To mark the end of the year – as is now traditional on the blog – we asked people across the company to share something they’d enjoyed this year. We’ll be publishing the responses on the blog between now and New Year’s Day.
Emily Pitts: Canaletto at the National Gallery
I recently went to see the Canaletto exhibition at The National Gallery, which proved a far more eye-opening experience than I’d expected. I went with vague memories of his Venice cityscapes as being slightly boring ….endless views of more or less the same thing. Whilst this exhibition centres on Venice, it is certainly not fair to say the paintings are boring. Taking some time to look at a city from various angles and in different lights made me look at London afresh on leaving the gallery. I found I was noticing more detail in the buildings, more rhythm in the skyline. Incidentally, it’s said that Renzo Piano designed The Shard – currently careering skywards a stone’s throw from our London office – based on Canaletto’s angular London paintings of church spires and tall ships. Whilst I’m not convinced by this design rationale, I’m sure the views from the building will provide new and challenging views of a city so many know so well. But, if you want to fall in love with London again this New Year without waiting for industrial architecture to bring it to you – visit Canaletto and His Rivals, showing until 16th January 2011.
Andrew Curry: Laura Marling, I Speak Because I Can
One of my disappointments this year was that Laura Marling didn’t win Britain’s Mercury Music Prize, given for the best record produced by a British artist that year.

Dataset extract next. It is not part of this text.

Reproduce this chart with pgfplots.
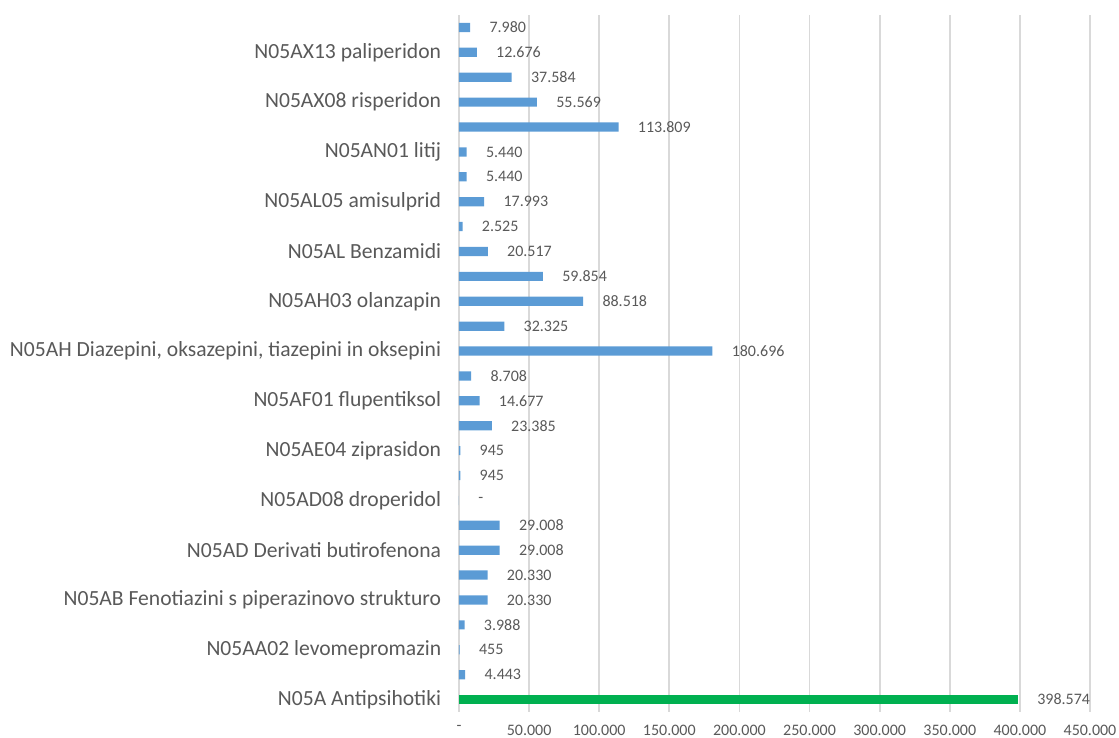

The judges were seemingly transfixed because last year’s winner – also a solo female artist – had slid back into obscurity afterwards, and cravenly gave the prize to the competent but unexciting The XX. To her credit, Marling seems unconcerned. But I want to be concerned on her behalf. I Speak Because I Can, her second record, is an extraordinary piece of work, steeped in the English folk tradition but sounding completely modern in a way which, say, Seth Lakeman can only dream of. Her songs tell rich stories, which are matched by melodies which are both tuneful and complex. The only other thing I heard this year which had as much depth was Gil Scott-Heron’s CD I’m New Here; but he’s been recording for 40 years and Laura Marling is barely 20.
Alex Steer: The State of Africa, by Martin Meredith
My holiday reading pick is Martin Meredith’s decidedly un-festive The State of Africa: A History of Fifty Years of Independence. Curiously, though perhaps tellingly, this book was published in the US as The Fate of Africa. It’s easy to read Meredith’s compelling narrative of the continent’s troubled half-century as a write-off rather than a write-up. It’s relentless in showing how bad African leadership, not just colonial mismanagement, led to disaster again and again. But this isn’t Afro-pessimism. The honest dissection of Africa’s failures shows how they might be overcome. If you want to understand Africa (and you should), start here.